- _Stated problem_
Repeat exactly the lines running from the first line of the data to the line containing "mmse_16 = [4.6, 5.3, 6.3, 6.7, 8.4, 8.5]", both ends included, and nothing else; drop the pictures.

- _Supplied data_

******

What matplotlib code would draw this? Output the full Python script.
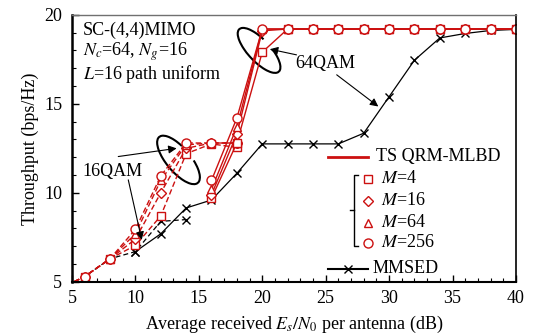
import matplotlib.pyplot as plt
from matplotlib.patches import Arc
from matplotlib.transforms import ScaledTranslation

plt.rcParams['font.family'] = ['Liberation Serif', 'DejaVu Serif']
plt.rcParams['mathtext.fontset'] = 'stix'
plt.rcParams['font.size'] = 13

# 16QAM (dashed)
snr_16 = [4, 6, 8, 10, 12, 14, 16, 18]
qam16_m4 = [4.6, 5.3, 6.3, 7.05, 8.7, 12.2, 12.75, 12.55]
qam16_m16 = [4.6, 5.3, 6.3, 7.4, 10.0, 12.5, 12.8, 12.8]
qam16_m64 = [4.6, 5.3, 6.3, 7.7, 10.7, 12.7, 12.8, 12.8]
qam16_m256 = [4.6, 5.3, 6.3, 7.95, 10.95, 12.8, 12.8, 12.8]
snr_16_mmse = [4, 6, 8, 10, 12, 14]
mmse_16 = [4.6, 5.3, 6.3, 6.7, 8.4, 8.5]

# 64QAM (solid)
snr_64 = [16, 18, 20, 22, 24, 26, 28, 30, 32, 34, 36, 38, 40]
qam64_m4 = [9.7, 12.8, 17.9, 19.2, 19.2, 19.2, 19.2, 19.2, 19.2, 19.2, 19.2, 19.2, 19.2]
qam64_m16 = [9.9, 13.3, 19.1, 19.2, 19.2, 19.2, 19.2, 19.2, 19.2, 19.2, 19.2, 19.2, 19.2]
qam64_m64 = [10.2, 13.7, 19.2, 19.2, 19.2, 19.2, 19.2, 19.2, 19.2, 19.2, 19.2, 19.2, 19.2]
qam64_m256 = [10.7, 14.2, 19.2, 19.2, 19.2, 19.2, 19.2, 19.2, 19.2, 19.2, 19.2, 19.2, 19.2]
snr_64_mmse = [10, 12, 14, 16, 18, 20, 22, 24, 26, 28, 30, 32, 34, 36, 38, 40]
mmse_64 = [6.7, 7.7, 9.15, 9.6, 11.1, 12.75, 12.75, 12.75, 12.75, 13.35, 15.4, 17.45, 18.7, 18.95, 19.12, 19.18]

red = '#cc1010'
markers = ['s', 'D', '^', 'o']
msizes = [6, 5, 6, 6.5]
m_labels = ['$M$=4', '$M$=16', '$M$=64', '$M$=256']

fig = plt.figure(figsize=(5.33, 3.36), dpi=100)
ax = fig.add_axes([0.135, 0.161, 0.833, 0.795])

# MMSED
ax.plot(snr_16_mmse, mmse_16, color='black', ls=(0, (4, 2.5)), lw=0.9,
        marker='x', ms=6, mew=1)
ax.plot(snr_64_mmse, mmse_64, color='black', lw=0.9, marker='x', ms=6, mew=1)

# TS QRM-MLBD
for ys, mk, ms in zip([qam16_m4, qam16_m16, qam16_m64, qam16_m256], markers, msizes):
    ax.plot(snr_16, ys, color=red, ls=(0, (4, 2)), lw=1.0, marker=mk, ms=ms,
            mfc='white', mec=red, mew=1.0)
for ys, mk, ms in zip([qam64_m4, qam64_m16, qam64_m64, qam64_m256], markers, msizes):
    ax.plot(snr_64, ys, color=red, lw=1.0, marker=mk, ms=ms,
            mfc='white', mec=red, mew=1.0)

ax.set_xlim(5, 40)
ax.set_ylim(5, 20)
ax.set_xticks(range(5, 41, 5))
ax.set_xticks(range(5, 41), minor=True)
ax.set_yticks(range(5, 21, 5))
ax.set_yticks(range(5, 21), minor=True)
ax.tick_params(which='both', direction='in', top=False, right=False)
ax.tick_params(which='major', length=5, width=1)
ax.tick_params(which='minor', length=3, width=0.8)
ax.tick_params(axis='x', pad=6)
ax.tick_params(axis='y', pad=7)
ax.spines['left'].set_linewidth(1.8)
ax.spines['bottom'].set_linewidth(1.5)
ax.spines['right'].set_linewidth(1.2)
ax.spines['top'].set_color('#707070')
ax.spines['top'].set_linewidth(1.0)

ax.set_xlabel('Average received $E_s/N_0$ per antenna (dB)', labelpad=5)
ax.set_ylabel('Throughput (bps/Hz)', labelpad=4)

# condition text
ax.text(0.025, 0.94, 'SC-(4,4)MIMO', transform=ax.transAxes, va='center')
ax.text(0.025, 0.86, '$N_c$=64, $N_g$=16', transform=ax.transAxes, va='center')
ax.text(0.025, 0.78, '$L$=16 path uniform', transform=ax.transAxes, va='center')

# ellipses and arrows
def ring(cx, cy, w, h, ang, t1, t2):
    tr = fig.dpi_scale_trans + ScaledTranslation(cx, cy, ax.transData)
    ax.add_patch(Arc((0, 0), w, h, angle=ang, theta1=t1, theta2=t2,
                     transform=tr, color='black', lw=1.5, clip_on=False))

ring(13.4, 11.85, 0.6, 0.24, -50, 126, 48)
ring(19.75, 18.0, 0.58, 0.22, -47, 115, 50)

arr = dict(arrowstyle='-|>', color='black', lw=0.8, mutation_scale=12, shrinkA=0, shrinkB=0)
ax.text(8.2, 11.18, '16QAM', ha='center', va='center')
ax.annotate('', xy=(13.25, 12.5), xytext=(8.65, 12.04), arrowprops=arr)
ax.annotate('', xy=(10.5, 7.36), xytext=(9.44, 10.73), arrowprops=arr)
ax.text(25.0, 17.25, '64QAM', ha='center', va='center')
ax.annotate('', xy=(20.6, 18.07), xytext=(22.7, 17.75), arrowprops=arr)
ax.annotate('', xy=(29.15, 14.85), xytext=(25.87, 16.63), arrowprops=arr)

# legend drawn by hand
tA = ax.transAxes
ax.plot([0.577, 0.667], [0.468, 0.468], color=red, lw=2, transform=tA)
ax.text(0.685, 0.468, 'TS QRM-MLBD', transform=tA, va='center')
for yy, mk, ms, lab in zip([0.386, 0.303, 0.221, 0.146], markers, msizes, m_labels):
    ax.plot([0.667], [yy], marker=mk, ms=ms, mfc='white', mec=red, mew=1.0,
            ls='none', transform=tA)
    ax.text(0.695, yy, lab, transform=tA, va='center')
ax.plot([0.644, 0.635, 0.635, 0.644], [0.401, 0.401, 0.135, 0.135],
        color='black', lw=1, transform=tA)
ax.plot([0.626, 0.635], [0.270, 0.270], color='black', lw=1, transform=tA)
ax.plot([0.577, 0.667], [0.049, 0.049], color='black', lw=1.5, transform=tA)
ax.plot([0.622], [0.049], marker='x', ms=6, mew=1, color='black', transform=tA)
ax.text(0.678, 0.049, 'MMSED', transform=tA, va='center')

plt.savefig('out.png', dpi=100)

******

- _Exercise result_
What matplotlib code would draw this? Output the full Python script.
import matplotlib.pyplot as plt
from matplotlib.patches import Arc
from matplotlib.transforms import ScaledTranslation

plt.rcParams['font.family'] = ['Liberation Serif', 'DejaVu Serif']
plt.rcParams['mathtext.fontset'] = 'stix'
plt.rcParams['font.size'] = 13

# 16QAM (dashed)
snr_16 = [4, 6, 8, 10, 12, 14, 16, 18]
qam16_m4 = [4.6, 5.3, 6.3, 7.05, 8.7, 12.2, 12.75, 12.55]
qam16_m16 = [4.6, 5.3, 6.3, 7.4, 10.0, 12.5, 12.8, 12.8]
qam16_m64 = [4.6, 5.3, 6.3, 7.7, 10.7, 12.7, 12.8, 12.8]
qam16_m256 = [4.6, 5.3, 6.3, 7.95, 10.95, 12.8, 12.8, 12.8]
snr_16_mmse = [4, 6, 8, 10, 12, 14]
mmse_16 = [4.6, 5.3, 6.3, 6.7, 8.4, 8.5]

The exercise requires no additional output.